Find all the lines with "that" and gather them.

__TASK INPUT__
▬▬▬▬▬▬
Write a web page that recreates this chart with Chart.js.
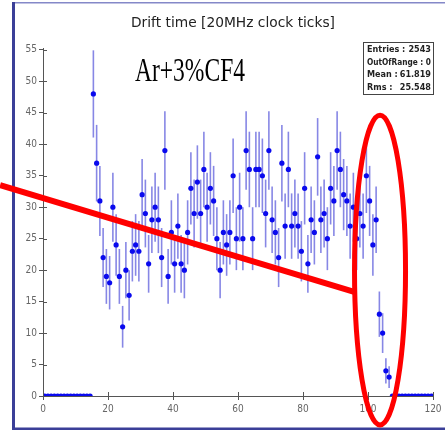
<!DOCTYPE html>
<html>
<head>
<meta charset="utf-8">
<script src="https://cdn.jsdelivr.net/npm/chart.js@4.4.1/dist/chart.umd.min.js"></script>
<style>
  html, body { margin: 0; padding: 0; background: #fff; }
</style>
</head>
<body>
<canvas id="drift" width="445" height="430"></canvas>
<script>
const title = "Drift time [20MHz clock ticks]"
const gasLabel = "Ar+3%CF4"

// bin contents, one bin per clock tick from 0 to 120
const counts = [
  0, 0, 0, 0, 0, 0, 0, 0, 0, 0, 0, 0, 0, 0, 0,
  48, 37, 31, 22, 19, 18, 30, 24, 19, 11,
  20, 16, 23, 24, 23, 32, 29, 21, 28, 30,
  28, 22, 39, 19, 26, 21, 27, 21, 20, 26,
  33, 29, 34, 29, 36, 30, 33, 31, 25, 20,
  26, 24, 26, 35, 25, 30, 25, 39, 36, 25,
  36, 36, 35, 29, 39, 28, 26, 22, 37, 27,
  36, 27, 29, 27, 23, 33, 21, 28, 26, 38,
  28, 29, 25, 33, 31, 39, 36, 32, 31, 27,
  30, 25, 29, 27, 35, 31, 24, 28, 13, 10,
  4, 3,
  0, 0, 0, 0, 0, 0, 0, 0, 0, 0, 0, 0, 0
]

const xTicks = [0, 20, 40, 60, 80, 100, 120]
const yTicks = [0, 5, 10, 15, 20, 25, 30, 35, 40, 45, 50, 55]

const statNames = ["Entries :", "OutOfRange : 0", "Mean :", "Rms :"]
const statValues = ["2543", "", "61.819", "25.548"]

const points = counts.map((n, i) => ({ x: i + 0.5, y: n }))

// draw text squeezed to a given width (the original picture is condensed)
function fitText(ctx, text, x, y, font, width, align) {
  ctx.save()
  ctx.font = font
  const k = width / ctx.measureText(text).width
  ctx.translate(x, y)
  ctx.scale(k, 1)
  ctx.textAlign = align
  ctx.fillText(text, 0, 0)
  ctx.restore()
}

// poisson error bars under the markers
const errorBars = {
  id: "errorBars",
  beforeDatasetsDraw(c) {
    const { ctx, scales: { x, y } } = c
    ctx.save()
    ctx.strokeStyle = "rgba(95,95,220,0.75)"
    ctx.lineWidth = 1.6
    counts.forEach((n, i) => {
      if (!n) return
      const e = Math.sqrt(n)
      const px = x.getPixelForValue(i + 0.5)
      ctx.beginPath()
      ctx.moveTo(px, y.getPixelForValue(n + e))
      ctx.lineTo(px, y.getPixelForValue(n - e))
      ctx.stroke()
    })
    ctx.restore()
  }
}

// ROOT style ticks go through the axis, add the inner half
const innerTicks = {
  id: "innerTicks",
  afterDraw(c) {
    const { ctx, chartArea: a, scales: { x, y } } = c
    ctx.save()
    ctx.strokeStyle = "#555"
    ctx.lineWidth = 1
    x.ticks.forEach((t) => {
      const px = Math.round(x.getPixelForValue(t.value)) + 0.5
      ctx.beginPath(); ctx.moveTo(px, a.bottom); ctx.lineTo(px, a.bottom - 4); ctx.stroke()
    })
    y.ticks.forEach((t) => {
      const py = Math.round(y.getPixelForValue(t.value)) + 0.5
      ctx.beginPath(); ctx.moveTo(a.left, py); ctx.lineTo(a.left + 4, py); ctx.stroke()
    })
    ctx.restore()
  }
}

const decorations = {
  id: "decorations",
  beforeDraw(c) {
    const ctx = c.ctx
    ctx.save()
    ctx.fillStyle = "#fff"
    ctx.fillRect(0, 0, c.width, c.height)
    // window frame
    ctx.fillStyle = "#8488c8"
    ctx.fillRect(12, 2, 433, 1.5)
    ctx.fillStyle = "#3b3f98"
    ctx.fillRect(12, 2, 3, 427)
    ctx.fillRect(12, 427.5, 433, 2.5)
    ctx.restore()
  },
  afterDraw(c) {
    const { ctx, scales: { x, y } } = c
    ctx.save()
    ctx.fillStyle = "#222"
    fitText(ctx, title, 233, 27, '14px "DejaVu Sans"', 204, "center")

    // stats box
    ctx.strokeStyle = "#444"
    ctx.lineWidth = 1
    ctx.strokeRect(363.5, 42.5, 70, 52)
    const rows = [52, 65, 77, 89.5]
    statNames.forEach((s, i) => {
      ctx.font = 'bold 9px "DejaVu Sans Condensed", "DejaVu Sans"'
      ctx.textAlign = "left"
      if (statValues[i] === "") {
        fitText(ctx, s, 367, rows[i], 'bold 9px "DejaVu Sans Condensed", "DejaVu Sans"', 64, "left")
      } else {
        ctx.fillText(s, 367, rows[i])
        ctx.textAlign = "right"
        ctx.fillText(statValues[i], 431, rows[i])
      }
    })

    ctx.fillStyle = "#000"
    fitText(ctx, gasLabel, 135, 81, '34px "Liberation Serif"', 110, "left")

    // red annotation: pointer line and ellipse around the falling edge
    ctx.strokeStyle = "#ff0000"
    ctx.lineWidth = 6
    ctx.beginPath()
    ctx.moveTo(x.getPixelForValue(-13.2), y.getPixelForValue(33.5))
    ctx.lineTo(x.getPixelForValue(96.0), y.getPixelForValue(16.5))
    ctx.stroke()
    const cx = x.getPixelForValue(103.7)
    const cy = y.getPixelForValue(20.0)
    const rx = x.getPixelForValue(103.7 + 7.85) - cx
    const ry = cy - y.getPixelForValue(20.0 + 24.6)
    ctx.lineWidth = 5
    ctx.beginPath()
    ctx.ellipse(cx, cy, rx, ry, 0, 0, Math.PI * 2)
    ctx.stroke()
    ctx.restore()
  }
}

const tickFont = { family: '"DejaVu Sans Condensed", "DejaVu Sans"', size: 10 }

new Chart(document.getElementById("drift"), {
  type: "scatter",
  data: {
    datasets: [{
      data: points,
      pointRadius: 2.6,
      pointHoverRadius: 2.6,
      backgroundColor: "#0a0aee",
      borderWidth: 0,
      showLine: false
    }]
  },
  options: {
    responsive: false,
    animation: false,
    devicePixelRatio: 1,
    layout: { padding: { left: 0, right: 12, top: 48, bottom: 0 } },
    plugins: { legend: { display: false }, tooltip: { enabled: false } },
    scales: {
      x: {
        type: "linear",
        min: 0,
        max: 120,
        afterBuildTicks: (s) => { s.ticks = xTicks.map((v) => ({ value: v })) },
        afterFit: (s) => { s.height = 34 },
        grid: { drawOnChartArea: false, tickLength: 4, color: "#555" },
        border: { color: "#555", width: 1 },
        ticks: { color: "#666", font: tickFont, padding: 3, maxRotation: 0 }
      },
      y: {
        min: 0,
        max: 55.3,
        afterBuildTicks: (s) => { s.ticks = yTicks.map((v) => ({ value: v })) },
        afterFit: (s) => { s.width = 43 },
        grid: { drawOnChartArea: false, tickLength: 4, color: "#555" },
        border: { color: "#555", width: 1 },
        ticks: { color: "#666", font: tickFont, padding: 2 }
      }
    }
  },
  plugins: [decorations, errorBars, innerTicks]
})
</script>
</body>
</html>
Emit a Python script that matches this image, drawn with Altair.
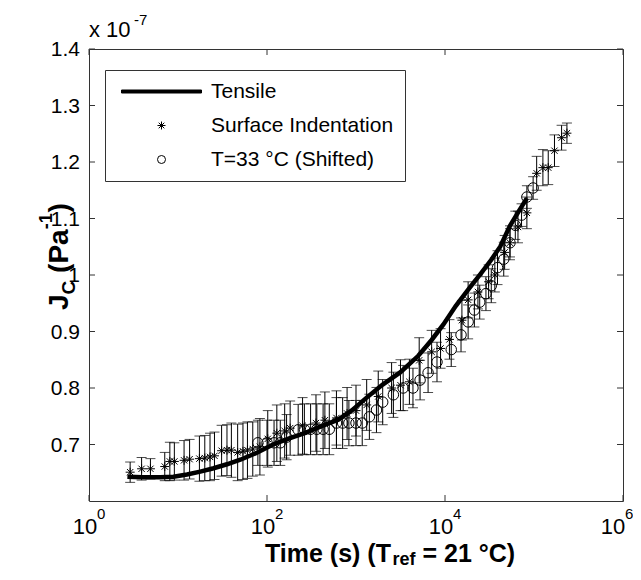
import altair as alt
import pandas as pd

# ---------------- data ----------------
SERIES = ["Tensile", "Surface Indentation", "T=33 °C (Shifted)"]

# Tensile (thick line)
tensile_t = [2.7, 4.0, 6.3, 8.9, 12.6, 17.8, 25.1, 35.5, 50.1, 75.9, 117, 178, 275, 417,
             631, 891, 1318, 1995, 3162, 5012, 7079, 9550, 13183, 19055, 25119, 33113,
             41687, 53703, 67608, 83176]
tensile_j = [0.643, 0.642, 0.642, 0.643, 0.647, 0.652, 0.658, 0.665, 0.673, 0.685, 0.700,
             0.711, 0.721, 0.733, 0.744, 0.760, 0.783, 0.806, 0.828, 0.857, 0.885, 0.912,
             0.945, 0.978, 1.002, 1.027, 1.050, 1.087, 1.113, 1.136]

# Surface indentation (asterisks with error bars)
ind_t = [2.9, 3.9, 4.9, 7.1, 8.1, 9.1, 11.7, 13.5, 17.4, 20, 22.9, 25.7, 30.9, 35.5, 39.8,
         46.8, 53.7, 60.3, 69.2, 83.2, 102, 129, 158, 182, 251, 355, 447, 603, 794, 1000,
         1318, 1778, 2512, 3162, 3981, 5129, 7079, 8913, 11220, 15488, 18197, 23442, 30903,
         36308, 46774, 53703, 66069, 83176, 107152, 125893, 144544, 169824, 204174, 234423]
ind_j = [0.651, 0.657, 0.657, 0.661, 0.670, 0.670, 0.672, 0.674, 0.675, 0.676, 0.678, 0.680,
         0.689, 0.690, 0.690, 0.686, 0.688, 0.690, 0.692, 0.696, 0.710, 0.720, 0.724, 0.729,
         0.733, 0.738, 0.743, 0.747, 0.755, 0.760, 0.770, 0.785, 0.800, 0.805, 0.811, 0.849,
         0.864, 0.870, 0.886, 0.920, 0.956, 0.970, 0.988, 1.000, 1.040, 1.057, 1.085, 1.110,
         1.180, 1.190, 1.190, 1.220, 1.243, 1.251]
ind_err = [0.018, 0.020, 0.018, 0.025, 0.034, 0.033, 0.035, 0.035, 0.040, 0.040, 0.042, 0.042,
           0.045, 0.045, 0.048, 0.050, 0.050, 0.050, 0.048, 0.050, 0.050, 0.050, 0.048, 0.048,
           0.050, 0.050, 0.050, 0.048, 0.046, 0.045, 0.045, 0.045, 0.045, 0.045, 0.040, 0.040,
           0.038, 0.035, 0.035, 0.035, 0.032, 0.030, 0.030, 0.030, 0.030, 0.030, 0.028, 0.028,
           0.030, 0.032, 0.030, 0.028, 0.022, 0.018]

# T = 33 °C shifted (open circles with error bars)
sh_t = [79, 100, 120, 141, 166, 224, 263, 309, 363, 427, 501, 603, 708, 832, 1000, 1175,
        1413, 1698, 1995, 2630, 3388, 4365, 5248, 6457, 8128, 11749, 15136, 18197, 21380,
        24547, 28840, 33113, 38905, 45709, 53703, 61660, 72444, 83176, 97724]
sh_j = [0.703, 0.703, 0.703, 0.703, 0.713, 0.726, 0.727, 0.727, 0.727, 0.727, 0.727, 0.738,
        0.738, 0.738, 0.738, 0.738, 0.749, 0.761, 0.775, 0.788, 0.800, 0.800, 0.814, 0.827,
        0.846, 0.868, 0.894, 0.917, 0.938, 0.952, 0.967, 0.981, 1.013, 1.028, 1.057, 1.088,
        1.106, 1.138, 1.154]
sh_err = [0.040, 0.040, 0.040, 0.040, 0.040, 0.045, 0.045, 0.045, 0.045, 0.045, 0.045, 0.045,
          0.045, 0.040, 0.040, 0.040, 0.040, 0.040, 0.040, 0.040, 0.040, 0.035, 0.035, 0.035,
          0.035, 0.030, 0.030, 0.030, 0.030, 0.030, 0.030, 0.030, 0.030, 0.030, 0.025, 0.025,
          0.020, 0.020, 0.020]

# axis ticks / labels
x_ticks = [1, 100, 10000, 1000000]
x_tick_base = ["10", "10", "10", "10"]
x_tick_exp = ["0", "2", "4", "6"]
y_ticks = [0.7, 0.8, 0.9, 1.0, 1.1, 1.2, 1.3, 1.4]
y_tick_labels = ["0.7", "0.8", "0.9", "1", "1.1", "1.2", "1.3", "1.4"]

# ---------------- tables ----------------
tensile_df = pd.DataFrame({"t": tensile_t, "j": tensile_j, "series": SERIES[0]})
ind_df = pd.DataFrame({"t": ind_t, "j": ind_j, "err": ind_err, "series": SERIES[1]})
sh_df = pd.DataFrame({"t": sh_t, "j": sh_j, "err": sh_err, "series": SERIES[2]})
err_df = pd.concat([ind_df, sh_df], ignore_index=True)
err_df["lo"] = err_df["j"] - err_df["err"]
err_df["hi"] = err_df["j"] + err_df["err"]
xt_df = pd.DataFrame({"t": x_ticks, "base": x_tick_base, "exp": x_tick_exp})
yt_df = pd.DataFrame({"v": y_ticks, "label": y_tick_labels})
one = pd.DataFrame({"a": [0]})

W, H = 534, 452
FONT = "Liberation Sans"
AX = "#333333"
ASTER = "M0,-1L0,1M-1,0L1,0M-0.7,-0.7L0.7,0.7M-0.7,0.7L0.7,-0.7"
BAR = "M-10,-0.375L10,-0.375L10,0.375L-10,0.375Z"

xs = alt.Scale(type="log", domain=[1, 1000000])
ys = alt.Scale(domain=[0.6, 1.4], nice=False, zero=False)

legend = alt.Legend(title=None, orient="none", legendX=16, legendY=21, symbolSize=64,
                    symbolOffset=35, labelOffset=39, padding=11, rowPadding=12,
                    labelFont=FONT, labelFontSize=21, labelColor="black", labelLimit=400,
                    strokeColor=AX, fillColor="white", symbolStrokeColor="black",
                    symbolStrokeWidth=1)
shape_enc = alt.Shape("series:N", scale=alt.Scale(domain=SERIES, range=[BAR, ASTER, "circle"]),
                      legend=legend)
fill_enc = alt.Fill("series:N", scale=alt.Scale(domain=SERIES,
                                                range=["black", "transparent", "transparent"]),
                    legend=legend)
stroke_enc = alt.Stroke("series:N", scale=alt.Scale(domain=SERIES,
                                                    range=["black", "black", "black"]),
                        legend=legend)

X = alt.X("t:Q", scale=xs, axis=None)

err_rule = alt.Chart(err_df).mark_rule(color="black", strokeWidth=1).encode(
    x=X, y=alt.Y("lo:Q", scale=ys, axis=None), y2="hi:Q")
err_cap_lo = alt.Chart(err_df).mark_tick(color="black", orient="horizontal", size=10,
                                         thickness=1).encode(
    x=X, y=alt.Y("lo:Q", scale=ys, axis=None))
err_cap_hi = alt.Chart(err_df).mark_tick(color="black", orient="horizontal", size=10,
                                         thickness=1).encode(
    x=X, y=alt.Y("hi:Q", scale=ys, axis=None))

line = alt.Chart(tensile_df).mark_line(color="black", strokeWidth=4.5).encode(
    x=X, y=alt.Y("j:Q", scale=ys, axis=None))

stars = alt.Chart(ind_df).mark_point(strokeWidth=1, size=81, opacity=1).encode(
    x=X, y=alt.Y("j:Q", scale=ys, axis=None), shape=shape_enc, fill=fill_enc,
    stroke=stroke_enc)
circles = alt.Chart(sh_df).mark_point(strokeWidth=1, size=110, opacity=1).encode(
    x=X, y=alt.Y("j:Q", scale=ys, axis=None), shape=shape_enc, fill=fill_enc,
    stroke=stroke_enc)

TL = 6
ytick_l = alt.Chart(yt_df).mark_rule(color=AX).encode(
    y=alt.Y("v:Q", scale=ys, axis=None), x=alt.value(0), x2=alt.value(TL))
ytick_r = alt.Chart(yt_df).mark_rule(color=AX).encode(
    y=alt.Y("v:Q", scale=ys, axis=None), x=alt.value(W - TL), x2=alt.value(W))
xtick_b = alt.Chart(xt_df).mark_rule(color=AX).encode(
    x=X, y=alt.value(H - TL), y2=alt.value(H))
xtick_t = alt.Chart(xt_df).mark_rule(color=AX).encode(
    x=X, y=alt.value(0), y2=alt.value(TL))

ylab = alt.Chart(yt_df).mark_text(font=FONT, fontSize=21, color="black", align="right",
                                  baseline="middle", dy=1).encode(
    y=alt.Y("v:Q", scale=ys, axis=None), x=alt.value(-9), text="label:N")


def xlabels(flt, dx_base, dx_exp):
    base = alt.Chart(xt_df).transform_filter(flt).mark_text(
        font=FONT, fontSize=22, color="black", align="center", baseline="alphabetic",
        dx=dx_base).encode(x=X, y=alt.value(H + 33), text="base:N")
    exp = alt.Chart(xt_df).transform_filter(flt).mark_text(
        font=FONT, fontSize=15, color="black", align="left", baseline="alphabetic",
        dx=dx_exp).encode(x=X, y=alt.value(H + 18), text="exp:N")
    return [base, exp]


xlab = xlabels("datum.t < 1000000", -4, 8) + xlabels("datum.t >= 1000000", -10, 2)


def txt(s, x, y, size, bold=False, angle=0):
    return alt.Chart(one).mark_text(font=FONT, fontSize=size, fontWeight="bold" if bold else "normal",
                                    color="black", align="left", baseline="alphabetic",
                                    angle=angle).encode(
        x=alt.value(x), y=alt.value(y), text=alt.value(s))


texts = [
    # x 10^-7 multiplier
    txt("x 10", 0, -12, 22),
    txt("-7", 45, -24, 15),
    # x-axis title
    txt("Time (s) (T", 176, 513, 25, True),
    txt("ref", 303.5, 516, 18, True),
    txt("= 21 °C)", 333.5, 513, 25, True),
    # y-axis title (rotated)
    txt("J", -21, 261, 28, True, 270),
    txt("C", -14, 245.4, 19, True, 270),
    txt("(Pa", -21, 223.9, 28, True, 270),
    txt("-1", -37, 180.3, 18, True, 270),
    txt(")", -21, 163.4, 28, True, 270),
]

chart = alt.layer(
    err_rule, err_cap_lo, err_cap_hi, line, stars, circles,
    ytick_l, ytick_r, xtick_b, xtick_t, ylab, *xlab, *texts
).properties(
    width=W, height=H,
    autosize=alt.AutoSizeParams(type="none"),
    padding={"left": 81, "top": 41, "right": 10, "bottom": 68},
    background="white",
).configure_view(stroke=AX, strokeWidth=1)

chart.save("out.html", embed_options={"renderer": "svg", "actions": False})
▬▬▬▬▬▬
__THE SOLUTION__
Write a web page that recreates this chart with Chart.js.
Emit a Python script that matches this image, drawn with Altair.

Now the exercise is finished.